Save the diagnostic request ID from the response:

DIAG_ID="..."

The retention_minutes field controls how long the request stays active before expiring. Default is 60 minutes, maximum is 1440 (24 hours).

Step 4: Wait for Results

The agent picks up the diagnostic request on its next poll cycle.

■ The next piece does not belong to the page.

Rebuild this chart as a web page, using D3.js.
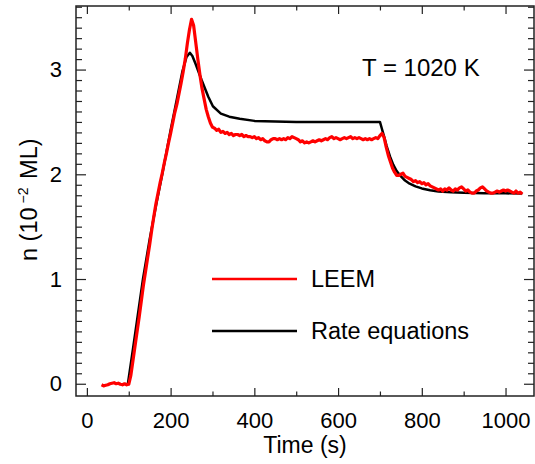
<!DOCTYPE html>
<html>
<head>
<meta charset="utf-8">
<script src="https://cdn.jsdelivr.net/npm/d3@7"></script>
<style>
    body { margin: 0; background: #fff; }
    text { font-family: "Liberation Sans", Arial, Helvetica, sans-serif; fill: #000; }
</style>
</head>
<body>
<svg width="535" height="464"></svg>
<script>
var leemTime = [35, 40, 45, 50, 55, 60, 65, 70, 75, 80, 85, 90, 95, 100,
    105, 110, 115, 120, 125, 130, 135, 140, 145, 150, 155, 160, 165, 170, 175, 180,
    185, 190, 195, 200, 205, 210, 215, 220, 225, 230, 235, 240, 245, 250, 255, 260,
    265, 270, 275, 280, 285, 290, 295, 300, 305, 310, 315, 320, 325, 330, 335, 340,
    345, 350, 355, 360, 365, 370, 375, 380, 385, 390, 395, 400, 405, 410, 415, 420,
    425, 430, 435, 440, 445, 450, 455, 460, 465, 470, 475, 480, 485, 490, 495, 500,
    505, 510, 515, 520, 525, 530, 535, 540, 545, 550, 555, 560, 565, 570, 575, 580,
    585, 590, 595, 600, 605, 610, 615, 620, 625, 630, 635, 640, 645, 650, 655, 660,
    665, 670, 675, 680, 685, 690, 695, 700, 705, 710, 715, 720, 725, 730, 735, 740,
    745, 750, 755, 760, 765, 770, 775, 780, 785, 790, 795, 800, 805, 810, 815, 820,
    825, 830, 835, 840, 845, 850, 855, 860, 865, 870, 875, 880, 885, 890, 895, 900,
    905, 910, 915, 920, 925, 930, 935, 940, 945, 950, 955, 960, 965, 970, 975, 980,
    985, 990, 995, 1000, 1005, 1010, 1015, 1020, 1025, 1030, 1035, 1040];
var leemN = [-0.01, -0.02, -0.015, -0.01, 0.0, 0.005, 0.01, 0.0, 0.005, -0.005, -0.01, 0.0, -0.01, -0.005,
    0.08, 0.22, 0.36, 0.5, 0.64, 0.79, 0.94, 1.07, 1.2, 1.33, 1.47, 1.6, 1.72, 1.82, 1.92, 2.01,
    2.11, 2.2, 2.3, 2.39, 2.49, 2.59, 2.67, 2.77, 2.87, 2.98, 3.1, 3.25, 3.38, 3.48, 3.42, 3.26,
    3.1, 2.95, 2.82, 2.72, 2.62, 2.55, 2.49, 2.45, 2.44, 2.42, 2.43, 2.40, 2.41, 2.39, 2.40, 2.38,
    2.39, 2.37, 2.38, 2.38, 2.37, 2.38, 2.36, 2.37, 2.36, 2.36, 2.35, 2.36, 2.34, 2.35, 2.33, 2.34,
    2.32, 2.31, 2.31, 2.33, 2.34, 2.34, 2.33, 2.34, 2.33, 2.34, 2.33, 2.35, 2.34, 2.36, 2.35, 2.34,
    2.33, 2.31, 2.32, 2.30, 2.31, 2.30, 2.31, 2.32, 2.31, 2.32, 2.33, 2.32, 2.33, 2.34, 2.33, 2.35,
    2.36, 2.34, 2.35, 2.34, 2.33, 2.34, 2.35, 2.34, 2.35, 2.36, 2.34, 2.35, 2.34, 2.35, 2.34, 2.33,
    2.34, 2.33, 2.34, 2.33, 2.34, 2.35, 2.34, 2.37, 2.39, 2.35, 2.26, 2.18, 2.12, 2.06, 2.02, 1.99,
    1.99, 2.0, 2.01, 1.98, 1.97, 1.96, 1.95, 1.93, 1.94, 1.92, 1.93, 1.91, 1.92, 1.90, 1.91, 1.89,
    1.88, 1.87, 1.86, 1.85, 1.86, 1.84, 1.86, 1.85, 1.87, 1.85, 1.84, 1.86, 1.85, 1.87, 1.88, 1.86,
    1.84, 1.85, 1.83, 1.82, 1.82, 1.84, 1.85, 1.87, 1.88, 1.86, 1.84, 1.83, 1.82, 1.82, 1.83, 1.84,
    1.83, 1.84, 1.85, 1.84, 1.85, 1.84, 1.83, 1.82, 1.84, 1.82, 1.83, 1.81];

// rate equations model
var rateTime = [98, 110, 120, 134, 150, 165, 180, 200, 215, 228, 238, 246, 252, 260, 274, 290,
    301, 320, 340, 365, 400, 450, 500, 600, 700, 705, 710, 716, 724, 732, 740, 748,
    760, 771, 785, 800, 820, 840, 870, 900, 950, 1000, 1040];
var rateN = [0, 0.33, 0.61, 1.0, 1.38, 1.7, 2.0, 2.42, 2.72, 2.98, 3.12, 3.16, 3.13, 3.05, 2.9, 2.74,
    2.65, 2.58, 2.55, 2.53, 2.51, 2.505, 2.5, 2.5, 2.5, 2.43, 2.36, 2.27, 2.17, 2.09, 2.03, 1.99,
    1.94, 1.91, 1.885, 1.865, 1.848, 1.835, 1.828, 1.823, 1.82, 1.818, 1.817];

var xMajor = [0, 200, 400, 600, 800, 1000];
var xMinor = [100, 300, 500, 700, 900];
var yMajor = [0, 1, 2, 3];
var yMinor = [0.1, 0.2, 0.3, 0.4, 0.5, 0.6, 0.7, 0.8, 0.9, 1.1, 1.2, 1.3, 1.4, 1.5, 1.6, 1.7, 1.8, 1.9,
    2.1, 2.2, 2.3, 2.4, 2.5, 2.6, 2.7, 2.8, 2.9, 3.1, 3.2, 3.3, 3.4, 3.5, 3.6];

var svg = d3.select("svg");
var plotLeft = 76, plotRight = 534, plotTop = 6, plotBottom = 396;

var x = d3.scaleLinear().domain([-26, 1068]).range([plotLeft, plotRight]);
var y = d3.scaleLinear().domain([-0.117, 3.607]).range([plotBottom, plotTop]);

function styleAxis(g) {
    g.select(".domain").remove();
    g.selectAll("line").attr("stroke", "#222").attr("stroke-width", 1.2);
    g.selectAll("text").style("font-size", "22px");
}

// minor ticks
svg.append("g").attr("transform", "translate(0," + plotBottom + ")")
    .call(d3.axisBottom(x).tickValues(xMinor).tickSize(-4.5).tickFormat(""))
    .call(styleAxis);
svg.append("g").attr("transform", "translate(0," + plotTop + ")")
    .call(d3.axisTop(x).tickValues(xMinor).tickSize(-4.5).tickFormat(""))
    .call(styleAxis);
svg.append("g").attr("transform", "translate(" + plotLeft + ",0)")
    .call(d3.axisLeft(y).tickValues(yMinor).tickSize(-6).tickFormat(""))
    .call(styleAxis);
svg.append("g").attr("transform", "translate(" + plotRight + ",0)")
    .call(d3.axisRight(y).tickValues(yMinor).tickSize(-6).tickFormat(""))
    .call(styleAxis);

// major ticks
svg.append("g").attr("transform", "translate(0," + plotBottom + ")")
    .call(d3.axisBottom(x).tickValues(xMajor).tickSizeInner(-8).tickSizeOuter(0).tickPadding(16)
        .tickFormat(d3.format("d")))
    .call(styleAxis);
svg.append("g").attr("transform", "translate(0," + plotTop + ")")
    .call(d3.axisTop(x).tickValues(xMajor).tickSize(-8).tickFormat(""))
    .call(styleAxis);
svg.append("g").attr("transform", "translate(" + plotLeft + ",0)")
    .call(d3.axisLeft(y).tickValues(yMajor).tickSizeInner(-10).tickSizeOuter(0).tickPadding(14)
        .tickFormat(d3.format("d")))
    .call(styleAxis);
svg.append("g").attr("transform", "translate(" + plotRight + ",0)")
    .call(d3.axisRight(y).tickValues(yMajor).tickSize(-10).tickFormat(""))
    .call(styleAxis);

svg.append("rect")
    .attr("x", plotLeft).attr("y", plotTop)
    .attr("width", plotRight - plotLeft).attr("height", plotBottom - plotTop)
    .attr("fill", "none").attr("stroke", "#222").attr("stroke-width", 1.5);

var line = d3.line()
    .x(function (d) { return x(d[0]); })
    .y(function (d) { return y(d[1]); });

svg.append("path")
    .datum(d3.zip(rateTime, rateN))
    .attr("d", line)
    .attr("fill", "none").attr("stroke", "#000")
    .attr("stroke-width", 2.5).attr("stroke-linejoin", "round");

svg.append("path")
    .datum(d3.zip(leemTime, leemN))
    .attr("d", line)
    .attr("fill", "none").attr("stroke", "#ff0000")
    .attr("stroke-width", 3.2).attr("stroke-linejoin", "round");

// labels
svg.append("text").attr("x", 305).attr("y", 453)
    .attr("text-anchor", "middle").style("font-size", "23px").text("Time (s)");

var ylab = svg.append("text")
    .attr("transform", "translate(37,261) rotate(-90)")
    .style("font-size", "23.5px");
ylab.append("tspan").text("n (10");
ylab.append("tspan").attr("dx", 4).attr("dy", -9).style("font-size", "14px").text("\u22122");
ylab.append("tspan").attr("dx", 2).attr("dy", 9).text(" ML)");

svg.append("text").attr("x", 362).attr("y", 76)
    .style("font-size", "24px").text("T = 1020 K");

// legend
var legend = [["LEEM", "#ff0000", 279], ["Rate equations", "#000", 331]];
legend.forEach(function (d) {
    svg.append("line")
        .attr("x1", 212).attr("x2", 297).attr("y1", d[2]).attr("y2", d[2])
        .attr("stroke", d[1]).attr("stroke-width", 2.5);
    svg.append("text").attr("x", 311).attr("y", d[2] + 7.5)
        .style("font-size", "23.5px").text(d[0]);
});
</script>
</body>
</html>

Poll the diagnostic status:

curl -s "http://localhost:3000/api/v1/diagnostics/${DIAG_ID}" \
  -H "Authorization: <admin-pak>" | jq '.request.status'

Status progression: pendingclaimedcompleted

Step 5: Read the Results

Once the status is completed, the full results are available:

# Pod statuses
curl -s "http://localhost:3000/api/v1/diagnostics/${DIAG_ID}" \
  -H "Authorization: <admin-pak>" | jq -r '.result.pod_statuses' | jq .

# Kubernetes events
curl -s "http://localhost:3000/api/v1/diagnostics/${DIAG_ID}" \
  -H "Authorization: <admin-pak>" | jq -r '.result.events' | jq .

# Container logs
curl -s "http://localhost:3000/api/v1/diagnostics/${DIAG_ID}" \
  -H "Authorization: <admin-pak>" | jq -r '.result.log_tails' | jq .

Reading Pod Statuses

Look for:

  • Phase: Pending or Failed indicates problems
  • Conditions: Check Ready=False with the reason
  • Containers: Look for restart_count > 0, state=waiting with reasons like CrashLoopBackOff, or state=terminated with reason OOMKilled

Reading Events

Filter for warnings:

curl -s "http://localhost:3000/api/v1/diagnostics/${DIAG_ID}" \
  -H "Authorization: <admin-pak>" \
  | jq -r '.result.events' \
  | jq '.[] | select(.event_type == "Warning")'

Common warning events: FailedScheduling, Unhealthy, BackOff, FailedMount.

Reading Logs

Log tails are keyed by pod-name/container-name:

curl -s "http://localhost:3000/api/v1/diagnostics/${DIAG_ID}" \
  -H "Authorization: <admin-pak>" \
  | jq -r '.result.log_tails' \
  | jq 'to_entries[] | "\(.key):\n\(.value)\n---"' -r

Each container’s last 100 log lines are included.

Troubleshooting

Diagnostic stays in pending state:

  • Check the agent’s heartbeat — it may be disconnected
  • Verify the agent is targeting the stack that contains the deployment object
  • Check the agent logs for errors

Diagnostic moves to expired:

  • The retention period elapsed before the agent could claim it
  • Increase retention_minutes and try again
  • Check if the agent is running and polling

Diagnostic moves to failed:

  • The agent encountered an error collecting data
  • Check the agent logs for Kubernetes API errors
  • Verify the agent has RBAC permissions to read pods, events, and logs

Cleanup

Diagnostics are automatically cleaned up by the broker’s background task based on broker.diagnostic_cleanup_interval_seconds (default: 15 minutes) and broker.diagnostic_max_age_hours (default: 1 hour).